-- Start Provided data --

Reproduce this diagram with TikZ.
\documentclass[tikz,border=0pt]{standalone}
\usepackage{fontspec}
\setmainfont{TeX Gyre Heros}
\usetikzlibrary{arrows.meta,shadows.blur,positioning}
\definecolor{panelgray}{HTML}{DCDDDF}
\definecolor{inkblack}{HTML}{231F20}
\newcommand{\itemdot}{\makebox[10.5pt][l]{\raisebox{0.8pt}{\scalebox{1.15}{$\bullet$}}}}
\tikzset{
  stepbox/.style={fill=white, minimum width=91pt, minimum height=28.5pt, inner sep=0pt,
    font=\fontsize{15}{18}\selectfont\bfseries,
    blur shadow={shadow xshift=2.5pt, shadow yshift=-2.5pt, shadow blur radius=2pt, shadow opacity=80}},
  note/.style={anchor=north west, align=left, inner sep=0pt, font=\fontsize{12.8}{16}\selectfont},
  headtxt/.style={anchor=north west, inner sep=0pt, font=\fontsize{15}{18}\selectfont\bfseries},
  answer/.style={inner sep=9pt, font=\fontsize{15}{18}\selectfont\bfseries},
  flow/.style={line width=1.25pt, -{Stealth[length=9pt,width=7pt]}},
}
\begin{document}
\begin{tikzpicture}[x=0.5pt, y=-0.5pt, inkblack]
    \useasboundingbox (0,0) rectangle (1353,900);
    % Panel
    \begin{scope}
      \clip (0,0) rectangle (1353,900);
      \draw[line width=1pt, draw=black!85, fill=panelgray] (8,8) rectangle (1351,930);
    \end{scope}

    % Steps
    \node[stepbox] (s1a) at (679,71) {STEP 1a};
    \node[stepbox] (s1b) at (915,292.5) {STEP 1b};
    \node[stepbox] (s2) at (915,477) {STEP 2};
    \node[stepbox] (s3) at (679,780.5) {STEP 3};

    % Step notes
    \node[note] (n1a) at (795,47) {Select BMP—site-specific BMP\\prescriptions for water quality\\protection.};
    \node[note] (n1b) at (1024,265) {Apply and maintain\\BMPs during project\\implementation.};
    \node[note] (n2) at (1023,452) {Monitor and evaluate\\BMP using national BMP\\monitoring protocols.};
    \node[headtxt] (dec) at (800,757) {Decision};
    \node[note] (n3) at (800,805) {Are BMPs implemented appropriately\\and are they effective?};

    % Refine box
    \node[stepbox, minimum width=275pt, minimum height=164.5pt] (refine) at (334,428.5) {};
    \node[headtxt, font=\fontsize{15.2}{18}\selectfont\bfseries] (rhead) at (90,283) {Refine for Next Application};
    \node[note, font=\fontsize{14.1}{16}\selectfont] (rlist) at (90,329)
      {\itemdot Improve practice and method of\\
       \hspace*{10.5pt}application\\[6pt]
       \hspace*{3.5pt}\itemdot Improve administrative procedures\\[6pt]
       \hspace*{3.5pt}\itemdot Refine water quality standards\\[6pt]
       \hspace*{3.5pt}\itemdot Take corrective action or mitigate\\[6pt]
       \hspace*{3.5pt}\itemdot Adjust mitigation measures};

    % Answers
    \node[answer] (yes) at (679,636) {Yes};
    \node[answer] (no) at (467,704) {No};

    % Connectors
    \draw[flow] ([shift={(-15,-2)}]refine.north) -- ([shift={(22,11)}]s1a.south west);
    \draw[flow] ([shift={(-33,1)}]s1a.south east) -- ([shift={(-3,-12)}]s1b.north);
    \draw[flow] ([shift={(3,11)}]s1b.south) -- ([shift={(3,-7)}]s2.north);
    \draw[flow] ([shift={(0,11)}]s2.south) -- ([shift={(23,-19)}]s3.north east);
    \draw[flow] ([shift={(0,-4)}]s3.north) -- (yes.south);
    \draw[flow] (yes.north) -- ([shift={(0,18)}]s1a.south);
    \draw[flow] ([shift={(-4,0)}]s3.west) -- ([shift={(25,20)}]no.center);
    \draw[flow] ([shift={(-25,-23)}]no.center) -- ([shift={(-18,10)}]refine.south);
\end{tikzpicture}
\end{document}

-- End Provided data --

> Problem description
Recopy the whole listing exactly.

> Solution
Reproduce this diagram with TikZ.
\documentclass[tikz,border=0pt]{standalone}
\usepackage{fontspec}
\setmainfont{TeX Gyre Heros}
\usetikzlibrary{arrows.meta,shadows.blur,positioning}
\definecolor{panelgray}{HTML}{DCDDDF}
\definecolor{inkblack}{HTML}{231F20}
\newcommand{\itemdot}{\makebox[10.5pt][l]{\raisebox{0.8pt}{\scalebox{1.15}{$\bullet$}}}}
\tikzset{
  stepbox/.style={fill=white, minimum width=91pt, minimum height=28.5pt, inner sep=0pt,
    font=\fontsize{15}{18}\selectfont\bfseries,
    blur shadow={shadow xshift=2.5pt, shadow yshift=-2.5pt, shadow blur radius=2pt, shadow opacity=80}},
  note/.style={anchor=north west, align=left, inner sep=0pt, font=\fontsize{12.8}{16}\selectfont},
  headtxt/.style={anchor=north west, inner sep=0pt, font=\fontsize{15}{18}\selectfont\bfseries},
  answer/.style={inner sep=9pt, font=\fontsize{15}{18}\selectfont\bfseries},
  flow/.style={line width=1.25pt, -{Stealth[length=9pt,width=7pt]}},
}
\begin{document}
\begin{tikzpicture}[x=0.5pt, y=-0.5pt, inkblack]
    \useasboundingbox (0,0) rectangle (1353,900);
    % Panel
    \begin{scope}
      \clip (0,0) rectangle (1353,900);
      \draw[line width=1pt, draw=black!85, fill=panelgray] (8,8) rectangle (1351,930);
    \end{scope}

    % Steps
    \node[stepbox] (s1a) at (679,71) {STEP 1a};
    \node[stepbox] (s1b) at (915,292.5) {STEP 1b};
    \node[stepbox] (s2) at (915,477) {STEP 2};
    \node[stepbox] (s3) at (679,780.5) {STEP 3};

    % Step notes
    \node[note] (n1a) at (795,47) {Select BMP—site-specific BMP\\prescriptions for water quality\\protection.};
    \node[note] (n1b) at (1024,265) {Apply and maintain\\BMPs during project\\implementation.};
    \node[note] (n2) at (1023,452) {Monitor and evaluate\\BMP using national BMP\\monitoring protocols.};
    \node[headtxt] (dec) at (800,757) {Decision};
    \node[note] (n3) at (800,805) {Are BMPs implemented appropriately\\and are they effective?};

    % Refine box
    \node[stepbox, minimum width=275pt, minimum height=164.5pt] (refine) at (334,428.5) {};
    \node[headtxt, font=\fontsize{15.2}{18}\selectfont\bfseries] (rhead) at (90,283) {Refine for Next Application};
    \node[note, font=\fontsize{14.1}{16}\selectfont] (rlist) at (90,329)
      {\itemdot Improve practice and method of\\
       \hspace*{10.5pt}application\\[6pt]
       \hspace*{3.5pt}\itemdot Improve administrative procedures\\[6pt]
       \hspace*{3.5pt}\itemdot Refine water quality standards\\[6pt]
       \hspace*{3.5pt}\itemdot Take corrective action or mitigate\\[6pt]
       \hspace*{3.5pt}\itemdot Adjust mitigation measures};

    % Answers
    \node[answer] (yes) at (679,636) {Yes};
    \node[answer] (no) at (467,704) {No};

    % Connectors
    \draw[flow] ([shift={(-15,-2)}]refine.north) -- ([shift={(22,11)}]s1a.south west);
    \draw[flow] ([shift={(-33,1)}]s1a.south east) -- ([shift={(-3,-12)}]s1b.north);
    \draw[flow] ([shift={(3,11)}]s1b.south) -- ([shift={(3,-7)}]s2.north);
    \draw[flow] ([shift={(0,11)}]s2.south) -- ([shift={(23,-19)}]s3.north east);
    \draw[flow] ([shift={(0,-4)}]s3.north) -- (yes.south);
    \draw[flow] (yes.north) -- ([shift={(0,18)}]s1a.south);
    \draw[flow] ([shift={(-4,0)}]s3.west) -- ([shift={(25,20)}]no.center);
    \draw[flow] ([shift={(-25,-23)}]no.center) -- ([shift={(-18,10)}]refine.south);
\end{tikzpicture}
\end{document}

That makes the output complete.